** start Excerpted data **

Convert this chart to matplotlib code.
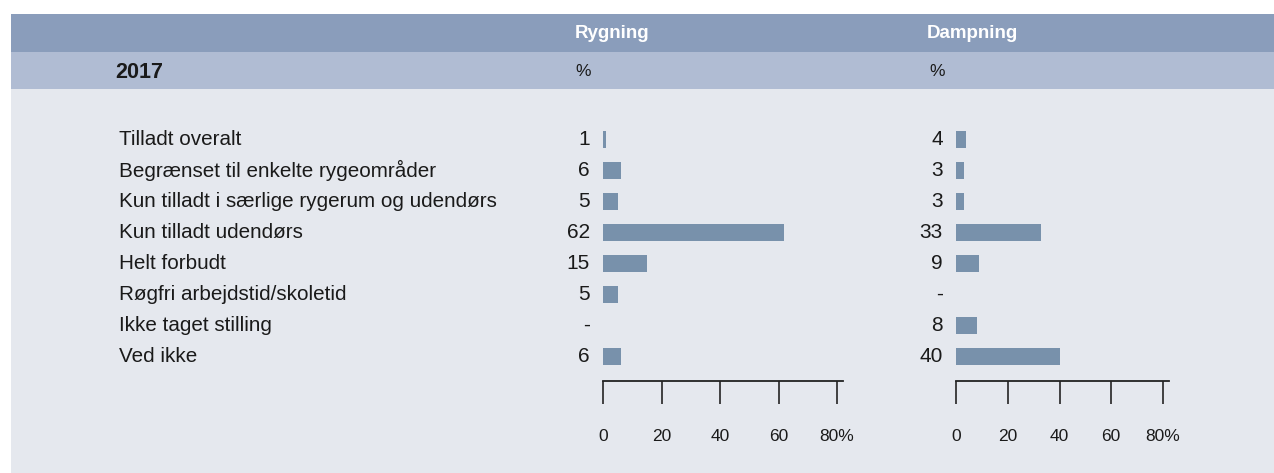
import matplotlib
matplotlib.use("Agg")
import matplotlib.pyplot as plt
from matplotlib.patches import Rectangle
from matplotlib import font_manager

# Data
kategorier = [
    "Tilladt overalt",
    "Begrænset til enkelte rygeområder",
    "Kun tilladt i særlige rygerum og udendørs",
    "Kun tilladt udendørs",
    "Helt forbudt",
    "Røgfri arbejdstid/skoletid",
    "Ikke taget stilling",
    "Ved ikke",
]
rygning = [1, 6, 5, 62, 15, 5, None, 6]
dampning = [4, 3, 3, 33, 9, None, 8, 40]
tick_vals = [0, 20, 40, 60, 80]
tick_labels = ["0", "20", "40", "60", "80%"]
aar = "2017"

W, H = 1274, 473
fig = plt.figure(figsize=(W / 100, H / 100), dpi=100)
fig.patch.set_facecolor("white")

names = {f.name for f in font_manager.fontManager.ttflist}
narrow = "Liberation Sans Narrow" if "Liberation Sans Narrow" in names else "Liberation Sans"

# baggrund i pixelkoordinater
bg = fig.add_axes([0, 0, 1, 1])
bg.set_xlim(0, W)
bg.set_ylim(H, 0)
bg.axis("off")
bg.add_patch(Rectangle((11, 14), W - 11, 38, color="#8a9dbb", lw=0))
bg.add_patch(Rectangle((11, 52), W - 11, 37, color="#b0bcd3", lw=0))
bg.add_patch(Rectangle((11, 89), W - 11, H - 89, color="#e5e8ee", lw=0))

bg.text(575, 34, "Rygning", color="white", fontsize=13.5, fontweight="bold",
        family="Liberation Sans", ha="left", va="center")
bg.text(927, 34, "Dampning", color="white", fontsize=13.5, fontweight="bold",
        family="Liberation Sans", ha="left", va="center")
bg.text(115, 72, aar, color="#1a1a1a", fontsize=15.5, fontweight="bold",
        family="Liberation Sans", ha="left", va="center")
bg.text(575, 72, "%", color="#1a1a1a", fontsize=12.5, family="Liberation Sans",
        ha="left", va="center")
bg.text(929, 72, "%", color="#1a1a1a", fontsize=12.5, family="Liberation Sans",
        ha="left", va="center")


def panel(x0, px_per_unit, xmax, values, with_labels):
    top, bottom = 123.5, 381
    width = xmax * px_per_unit
    ax = fig.add_axes([x0 / W, (H - bottom) / H, width / W, (bottom - top) / H])
    ax.set_facecolor("none")
    n = len(values)
    ax.set_xlim(0, xmax)
    ax.set_ylim(n - 1 + 25 / 31, -0.5)
    for i, v in enumerate(values):
        txt = "-" if v is None else str(v)
        if v is not None:
            ax.barh(i, v, height=17 / 31, color="#7891ab", left=0)
        ax.annotate(txt, xy=(0, i), xytext=(-9.5, 0), textcoords="offset points",
                    ha="right", va="center", fontsize=15, family="Liberation Sans",
                    color="#1a1a1a")
        if with_labels:
            ax.text((119 - x0) / width, i, kategorier[i], transform=ax.get_yaxis_transform(),
                    ha="left", va="center", fontsize=14.9, family="Liberation Sans",
                    color="#1a1a1a")
    for s in ["top", "left", "right"]:
        ax.spines[s].set_visible(False)
    ax.spines["bottom"].set_color("#222222")
    ax.spines["bottom"].set_linewidth(1.3)
    ax.set_yticks([])
    ax.set_xticks(tick_vals)
    ax.set_xticklabels(tick_labels, family=narrow, fontsize=12.5, color="#1a1a1a")
    ax.tick_params(axis="x", direction="out", length=16.5, width=1.3, color="#333333", pad=18)
    return ax


panel(603, 2.925, 82.05, rygning, True)
panel(956, 2.5875, 82.4, dampning, False)

fig.savefig("out.png", dpi=100)
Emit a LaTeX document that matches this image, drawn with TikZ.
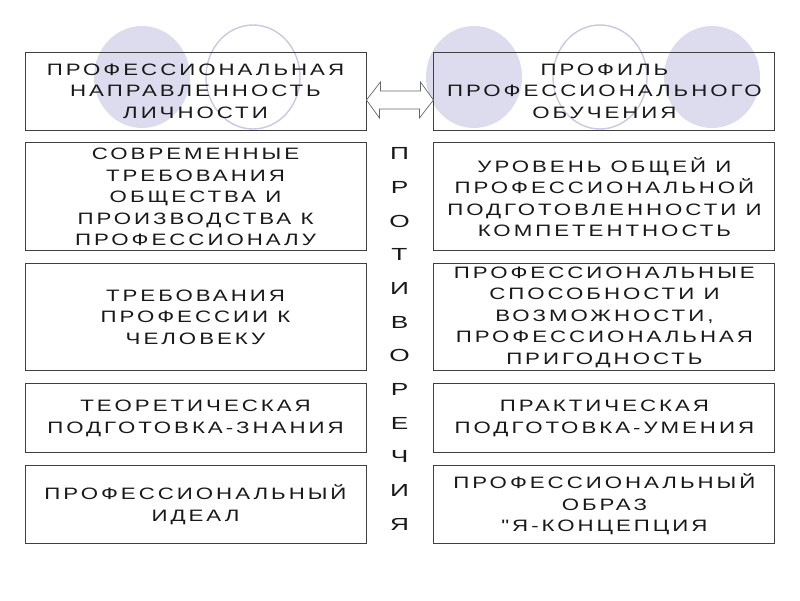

** end Excerpted data **

__What to work on__
Above are the records; reproduce them exactly and leave out the pictures.

__Task solution__
Convert this chart to matplotlib code.
import matplotlib
matplotlib.use("Agg")
import matplotlib.pyplot as plt
from matplotlib.patches import Rectangle
from matplotlib import font_manager

# Data
kategorier = [
    "Tilladt overalt",
    "Begrænset til enkelte rygeområder",
    "Kun tilladt i særlige rygerum og udendørs",
    "Kun tilladt udendørs",
    "Helt forbudt",
    "Røgfri arbejdstid/skoletid",
    "Ikke taget stilling",
    "Ved ikke",
]
rygning = [1, 6, 5, 62, 15, 5, None, 6]
dampning = [4, 3, 3, 33, 9, None, 8, 40]
tick_vals = [0, 20, 40, 60, 80]
tick_labels = ["0", "20", "40", "60", "80%"]
aar = "2017"

W, H = 1274, 473
fig = plt.figure(figsize=(W / 100, H / 100), dpi=100)
fig.patch.set_facecolor("white")

names = {f.name for f in font_manager.fontManager.ttflist}
narrow = "Liberation Sans Narrow" if "Liberation Sans Narrow" in names else "Liberation Sans"

# baggrund i pixelkoordinater
bg = fig.add_axes([0, 0, 1, 1])
bg.set_xlim(0, W)
bg.set_ylim(H, 0)
bg.axis("off")
bg.add_patch(Rectangle((11, 14), W - 11, 38, color="#8a9dbb", lw=0))
bg.add_patch(Rectangle((11, 52), W - 11, 37, color="#b0bcd3", lw=0))
bg.add_patch(Rectangle((11, 89), W - 11, H - 89, color="#e5e8ee", lw=0))

bg.text(575, 34, "Rygning", color="white", fontsize=13.5, fontweight="bold",
        family="Liberation Sans", ha="left", va="center")
bg.text(927, 34, "Dampning", color="white", fontsize=13.5, fontweight="bold",
        family="Liberation Sans", ha="left", va="center")
bg.text(115, 72, aar, color="#1a1a1a", fontsize=15.5, fontweight="bold",
        family="Liberation Sans", ha="left", va="center")
bg.text(575, 72, "%", color="#1a1a1a", fontsize=12.5, family="Liberation Sans",
        ha="left", va="center")
bg.text(929, 72, "%", color="#1a1a1a", fontsize=12.5, family="Liberation Sans",
        ha="left", va="center")


def panel(x0, px_per_unit, xmax, values, with_labels):
    top, bottom = 123.5, 381
    width = xmax * px_per_unit
    ax = fig.add_axes([x0 / W, (H - bottom) / H, width / W, (bottom - top) / H])
    ax.set_facecolor("none")
    n = len(values)
    ax.set_xlim(0, xmax)
    ax.set_ylim(n - 1 + 25 / 31, -0.5)
    for i, v in enumerate(values):
        txt = "-" if v is None else str(v)
        if v is not None:
            ax.barh(i, v, height=17 / 31, color="#7891ab", left=0)
        ax.annotate(txt, xy=(0, i), xytext=(-9.5, 0), textcoords="offset points",
                    ha="right", va="center", fontsize=15, family="Liberation Sans",
                    color="#1a1a1a")
        if with_labels:
            ax.text((119 - x0) / width, i, kategorier[i], transform=ax.get_yaxis_transform(),
                    ha="left", va="center", fontsize=14.9, family="Liberation Sans",
                    color="#1a1a1a")
    for s in ["top", "left", "right"]:
        ax.spines[s].set_visible(False)
    ax.spines["bottom"].set_color("#222222")
    ax.spines["bottom"].set_linewidth(1.3)
    ax.set_yticks([])
    ax.set_xticks(tick_vals)
    ax.set_xticklabels(tick_labels, family=narrow, fontsize=12.5, color="#1a1a1a")
    ax.tick_params(axis="x", direction="out", length=16.5, width=1.3, color="#333333", pad=18)
    return ax


panel(603, 2.925, 82.05, rygning, True)
panel(956, 2.5875, 82.4, dampning, False)

fig.savefig("out.png", dpi=100)
Emit a LaTeX document that matches this image, drawn with TikZ.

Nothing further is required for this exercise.